» PROBLEM DESCRIPTION: Leave out the pictures, and retype only the lines from the beginning of the material through the line that contains "80, 78, 78]", including both.
=-=-=
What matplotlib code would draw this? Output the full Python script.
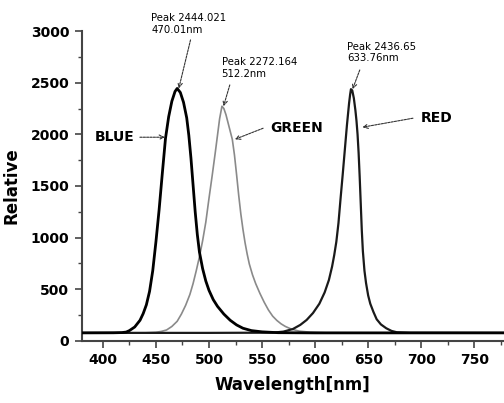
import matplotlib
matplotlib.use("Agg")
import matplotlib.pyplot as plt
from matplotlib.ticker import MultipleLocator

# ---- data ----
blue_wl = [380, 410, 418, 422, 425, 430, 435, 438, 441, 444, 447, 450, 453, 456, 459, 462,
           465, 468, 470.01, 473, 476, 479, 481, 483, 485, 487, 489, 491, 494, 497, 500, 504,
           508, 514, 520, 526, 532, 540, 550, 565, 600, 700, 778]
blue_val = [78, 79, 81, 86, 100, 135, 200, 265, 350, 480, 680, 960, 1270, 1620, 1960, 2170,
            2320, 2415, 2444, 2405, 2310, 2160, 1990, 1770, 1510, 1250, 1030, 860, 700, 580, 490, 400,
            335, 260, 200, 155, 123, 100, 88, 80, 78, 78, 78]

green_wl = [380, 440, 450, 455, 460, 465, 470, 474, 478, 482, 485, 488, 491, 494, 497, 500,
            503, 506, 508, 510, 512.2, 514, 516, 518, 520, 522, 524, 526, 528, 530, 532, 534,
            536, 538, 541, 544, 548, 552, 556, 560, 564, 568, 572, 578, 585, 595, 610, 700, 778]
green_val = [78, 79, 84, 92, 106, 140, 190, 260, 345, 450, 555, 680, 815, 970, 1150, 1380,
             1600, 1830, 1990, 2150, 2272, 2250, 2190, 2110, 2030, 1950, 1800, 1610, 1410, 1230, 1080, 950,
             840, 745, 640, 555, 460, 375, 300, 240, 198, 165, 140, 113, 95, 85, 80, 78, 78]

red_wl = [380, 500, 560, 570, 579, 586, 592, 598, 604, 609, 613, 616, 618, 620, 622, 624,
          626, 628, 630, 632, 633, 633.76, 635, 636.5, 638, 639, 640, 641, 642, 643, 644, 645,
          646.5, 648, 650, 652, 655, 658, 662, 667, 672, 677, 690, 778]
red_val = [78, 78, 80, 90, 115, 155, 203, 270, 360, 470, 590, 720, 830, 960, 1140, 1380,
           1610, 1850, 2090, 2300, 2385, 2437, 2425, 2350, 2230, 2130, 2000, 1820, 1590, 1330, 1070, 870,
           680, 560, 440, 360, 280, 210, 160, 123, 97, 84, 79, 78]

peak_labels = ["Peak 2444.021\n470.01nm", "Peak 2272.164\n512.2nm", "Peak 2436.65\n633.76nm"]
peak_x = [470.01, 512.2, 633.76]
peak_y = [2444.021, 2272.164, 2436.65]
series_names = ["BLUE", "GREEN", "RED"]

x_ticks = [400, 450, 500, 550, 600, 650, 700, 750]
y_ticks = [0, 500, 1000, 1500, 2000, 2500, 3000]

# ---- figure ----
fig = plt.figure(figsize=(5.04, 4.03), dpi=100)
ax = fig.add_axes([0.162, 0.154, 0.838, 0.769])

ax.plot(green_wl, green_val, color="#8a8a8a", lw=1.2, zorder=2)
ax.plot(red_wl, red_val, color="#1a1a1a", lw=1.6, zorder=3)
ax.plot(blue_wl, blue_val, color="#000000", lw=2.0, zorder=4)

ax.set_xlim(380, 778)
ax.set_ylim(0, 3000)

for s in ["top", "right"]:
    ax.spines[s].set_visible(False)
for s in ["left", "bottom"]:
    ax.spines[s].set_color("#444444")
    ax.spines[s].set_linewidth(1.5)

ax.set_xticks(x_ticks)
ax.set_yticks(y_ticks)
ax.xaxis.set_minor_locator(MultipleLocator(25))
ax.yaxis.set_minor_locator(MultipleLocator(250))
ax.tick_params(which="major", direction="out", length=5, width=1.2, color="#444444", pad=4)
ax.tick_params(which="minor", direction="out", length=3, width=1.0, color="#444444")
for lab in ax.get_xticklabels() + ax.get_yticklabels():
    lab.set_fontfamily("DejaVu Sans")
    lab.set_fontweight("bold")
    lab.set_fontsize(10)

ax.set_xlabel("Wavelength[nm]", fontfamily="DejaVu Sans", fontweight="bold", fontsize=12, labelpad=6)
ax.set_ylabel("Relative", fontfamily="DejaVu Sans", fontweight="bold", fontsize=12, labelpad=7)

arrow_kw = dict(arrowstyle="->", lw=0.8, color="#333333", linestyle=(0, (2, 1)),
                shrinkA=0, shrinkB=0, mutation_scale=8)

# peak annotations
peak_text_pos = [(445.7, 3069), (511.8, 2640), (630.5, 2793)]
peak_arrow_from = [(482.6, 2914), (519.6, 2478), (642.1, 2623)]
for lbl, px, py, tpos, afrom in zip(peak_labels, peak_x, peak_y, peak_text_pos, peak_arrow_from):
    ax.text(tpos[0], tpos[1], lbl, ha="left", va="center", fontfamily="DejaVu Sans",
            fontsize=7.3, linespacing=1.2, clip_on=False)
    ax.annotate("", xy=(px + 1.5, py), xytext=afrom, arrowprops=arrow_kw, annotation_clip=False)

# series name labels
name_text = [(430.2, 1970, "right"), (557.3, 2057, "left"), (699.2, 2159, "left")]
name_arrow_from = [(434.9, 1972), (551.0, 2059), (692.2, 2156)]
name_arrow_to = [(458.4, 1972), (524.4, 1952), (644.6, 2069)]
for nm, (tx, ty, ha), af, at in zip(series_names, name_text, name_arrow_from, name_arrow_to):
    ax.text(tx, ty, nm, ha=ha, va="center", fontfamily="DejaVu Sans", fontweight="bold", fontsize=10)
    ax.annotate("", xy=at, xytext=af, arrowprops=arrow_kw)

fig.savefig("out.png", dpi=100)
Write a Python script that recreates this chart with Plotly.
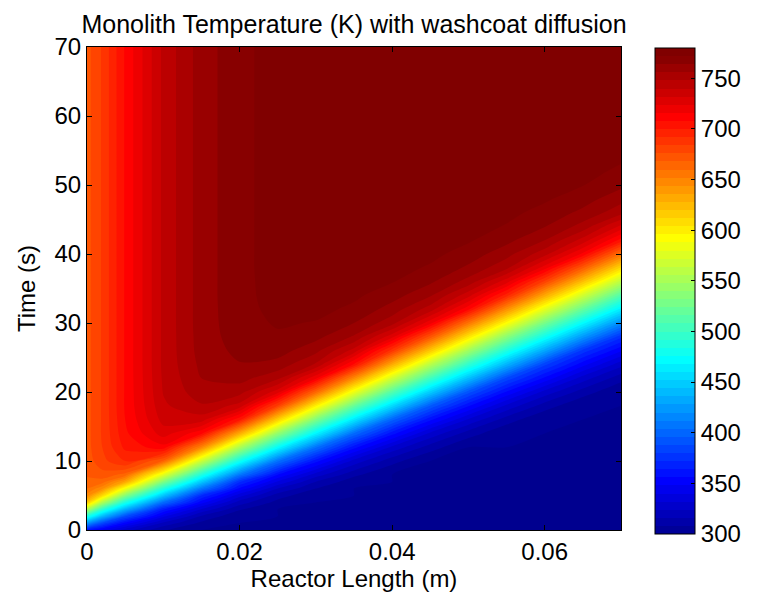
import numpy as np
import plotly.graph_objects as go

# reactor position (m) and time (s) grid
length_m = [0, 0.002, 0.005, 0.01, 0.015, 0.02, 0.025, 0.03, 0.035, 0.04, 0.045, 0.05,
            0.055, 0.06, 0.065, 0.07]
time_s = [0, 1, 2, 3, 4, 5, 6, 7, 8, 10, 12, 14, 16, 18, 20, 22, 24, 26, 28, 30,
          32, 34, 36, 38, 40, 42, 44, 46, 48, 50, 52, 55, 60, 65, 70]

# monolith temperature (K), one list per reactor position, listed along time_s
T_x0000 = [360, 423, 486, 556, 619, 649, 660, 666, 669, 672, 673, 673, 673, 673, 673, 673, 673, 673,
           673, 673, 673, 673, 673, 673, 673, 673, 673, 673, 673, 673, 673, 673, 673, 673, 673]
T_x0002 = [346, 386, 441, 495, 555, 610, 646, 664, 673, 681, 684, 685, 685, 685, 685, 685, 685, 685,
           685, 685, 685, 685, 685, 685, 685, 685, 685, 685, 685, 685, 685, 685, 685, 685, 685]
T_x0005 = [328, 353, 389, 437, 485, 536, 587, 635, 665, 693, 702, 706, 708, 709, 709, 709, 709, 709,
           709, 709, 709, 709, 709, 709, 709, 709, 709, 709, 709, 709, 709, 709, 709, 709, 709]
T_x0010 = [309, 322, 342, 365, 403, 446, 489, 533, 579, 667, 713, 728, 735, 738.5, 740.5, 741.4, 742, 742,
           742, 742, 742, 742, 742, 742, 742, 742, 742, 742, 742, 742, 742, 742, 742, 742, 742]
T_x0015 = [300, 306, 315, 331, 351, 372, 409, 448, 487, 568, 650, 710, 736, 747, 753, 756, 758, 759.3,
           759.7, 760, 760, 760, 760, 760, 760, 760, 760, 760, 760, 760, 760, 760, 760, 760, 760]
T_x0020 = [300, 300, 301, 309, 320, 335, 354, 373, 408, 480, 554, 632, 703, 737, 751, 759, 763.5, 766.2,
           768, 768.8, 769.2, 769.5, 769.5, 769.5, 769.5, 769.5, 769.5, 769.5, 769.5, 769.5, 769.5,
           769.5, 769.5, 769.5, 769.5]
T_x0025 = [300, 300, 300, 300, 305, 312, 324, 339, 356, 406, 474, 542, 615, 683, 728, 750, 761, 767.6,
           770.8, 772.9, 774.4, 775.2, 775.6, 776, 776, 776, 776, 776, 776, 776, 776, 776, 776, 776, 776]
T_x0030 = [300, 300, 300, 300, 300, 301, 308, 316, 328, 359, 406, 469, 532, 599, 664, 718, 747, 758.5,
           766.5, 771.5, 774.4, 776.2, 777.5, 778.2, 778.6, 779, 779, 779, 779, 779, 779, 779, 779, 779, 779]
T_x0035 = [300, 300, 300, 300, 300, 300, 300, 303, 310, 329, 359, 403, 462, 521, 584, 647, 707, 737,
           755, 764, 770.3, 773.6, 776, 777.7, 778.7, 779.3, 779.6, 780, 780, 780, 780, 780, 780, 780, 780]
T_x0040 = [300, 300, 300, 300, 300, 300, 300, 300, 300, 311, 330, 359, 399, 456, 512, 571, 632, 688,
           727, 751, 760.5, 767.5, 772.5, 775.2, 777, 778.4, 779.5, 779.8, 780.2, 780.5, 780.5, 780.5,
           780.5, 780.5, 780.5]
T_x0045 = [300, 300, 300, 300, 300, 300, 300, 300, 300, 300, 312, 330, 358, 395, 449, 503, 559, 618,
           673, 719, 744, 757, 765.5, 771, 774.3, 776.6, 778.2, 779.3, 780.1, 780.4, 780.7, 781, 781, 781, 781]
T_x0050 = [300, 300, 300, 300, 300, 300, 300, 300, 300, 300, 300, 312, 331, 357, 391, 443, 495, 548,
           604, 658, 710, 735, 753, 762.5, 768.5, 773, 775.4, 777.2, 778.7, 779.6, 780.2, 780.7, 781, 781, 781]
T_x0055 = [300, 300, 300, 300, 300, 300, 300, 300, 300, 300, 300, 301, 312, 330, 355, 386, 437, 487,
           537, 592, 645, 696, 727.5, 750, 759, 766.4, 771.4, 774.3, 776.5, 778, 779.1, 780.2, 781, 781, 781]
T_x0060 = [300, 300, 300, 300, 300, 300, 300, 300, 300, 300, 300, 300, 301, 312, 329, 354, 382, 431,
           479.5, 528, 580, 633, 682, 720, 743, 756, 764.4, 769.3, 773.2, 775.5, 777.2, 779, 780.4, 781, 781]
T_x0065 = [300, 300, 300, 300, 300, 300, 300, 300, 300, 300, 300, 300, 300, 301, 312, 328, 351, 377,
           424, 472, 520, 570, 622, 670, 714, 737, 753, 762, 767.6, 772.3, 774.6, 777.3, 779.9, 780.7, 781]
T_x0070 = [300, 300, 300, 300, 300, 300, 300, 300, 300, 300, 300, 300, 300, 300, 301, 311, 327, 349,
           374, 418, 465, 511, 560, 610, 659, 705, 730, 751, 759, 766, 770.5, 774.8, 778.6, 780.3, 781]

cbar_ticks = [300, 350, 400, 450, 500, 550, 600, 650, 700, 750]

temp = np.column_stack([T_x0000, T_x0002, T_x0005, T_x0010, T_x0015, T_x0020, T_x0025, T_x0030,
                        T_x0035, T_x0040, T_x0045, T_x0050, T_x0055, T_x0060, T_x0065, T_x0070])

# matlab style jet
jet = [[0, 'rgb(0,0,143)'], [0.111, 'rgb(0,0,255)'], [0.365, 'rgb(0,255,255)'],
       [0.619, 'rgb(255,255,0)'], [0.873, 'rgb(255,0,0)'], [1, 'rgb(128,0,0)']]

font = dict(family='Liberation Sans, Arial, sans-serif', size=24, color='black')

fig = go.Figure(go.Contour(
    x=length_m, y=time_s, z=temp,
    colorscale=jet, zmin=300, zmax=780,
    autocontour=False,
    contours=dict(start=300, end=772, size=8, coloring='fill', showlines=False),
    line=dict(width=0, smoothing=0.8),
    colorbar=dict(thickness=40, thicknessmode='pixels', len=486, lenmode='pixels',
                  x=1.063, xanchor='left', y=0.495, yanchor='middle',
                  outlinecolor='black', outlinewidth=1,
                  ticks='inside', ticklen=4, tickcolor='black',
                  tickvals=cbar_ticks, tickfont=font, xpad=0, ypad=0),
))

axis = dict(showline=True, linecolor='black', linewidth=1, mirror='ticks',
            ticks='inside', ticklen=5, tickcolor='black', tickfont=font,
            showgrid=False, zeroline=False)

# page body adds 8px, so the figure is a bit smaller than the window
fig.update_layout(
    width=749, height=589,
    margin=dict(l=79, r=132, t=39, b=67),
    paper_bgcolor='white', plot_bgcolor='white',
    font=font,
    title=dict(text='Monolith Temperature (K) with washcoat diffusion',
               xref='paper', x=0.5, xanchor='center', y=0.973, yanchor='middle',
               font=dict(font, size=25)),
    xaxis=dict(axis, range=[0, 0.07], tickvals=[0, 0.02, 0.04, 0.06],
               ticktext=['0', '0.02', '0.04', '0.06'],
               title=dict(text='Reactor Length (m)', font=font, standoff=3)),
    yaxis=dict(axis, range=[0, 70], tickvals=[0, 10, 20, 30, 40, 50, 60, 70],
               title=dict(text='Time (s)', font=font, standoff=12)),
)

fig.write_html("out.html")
=-=-=
» WORKED SOLUTION:
What matplotlib code would draw this? Output the full Python script.
import matplotlib
matplotlib.use("Agg")
import matplotlib.pyplot as plt
from matplotlib.ticker import MultipleLocator

# ---- data ----
blue_wl = [380, 410, 418, 422, 425, 430, 435, 438, 441, 444, 447, 450, 453, 456, 459, 462,
           465, 468, 470.01, 473, 476, 479, 481, 483, 485, 487, 489, 491, 494, 497, 500, 504,
           508, 514, 520, 526, 532, 540, 550, 565, 600, 700, 778]
blue_val = [78, 79, 81, 86, 100, 135, 200, 265, 350, 480, 680, 960, 1270, 1620, 1960, 2170,
            2320, 2415, 2444, 2405, 2310, 2160, 1990, 1770, 1510, 1250, 1030, 860, 700, 580, 490, 400,
            335, 260, 200, 155, 123, 100, 88, 80, 78, 78, 78]

green_wl = [380, 440, 450, 455, 460, 465, 470, 474, 478, 482, 485, 488, 491, 494, 497, 500,
            503, 506, 508, 510, 512.2, 514, 516, 518, 520, 522, 524, 526, 528, 530, 532, 534,
            536, 538, 541, 544, 548, 552, 556, 560, 564, 568, 572, 578, 585, 595, 610, 700, 778]
green_val = [78, 79, 84, 92, 106, 140, 190, 260, 345, 450, 555, 680, 815, 970, 1150, 1380,
             1600, 1830, 1990, 2150, 2272, 2250, 2190, 2110, 2030, 1950, 1800, 1610, 1410, 1230, 1080, 950,
             840, 745, 640, 555, 460, 375, 300, 240, 198, 165, 140, 113, 95, 85, 80, 78, 78]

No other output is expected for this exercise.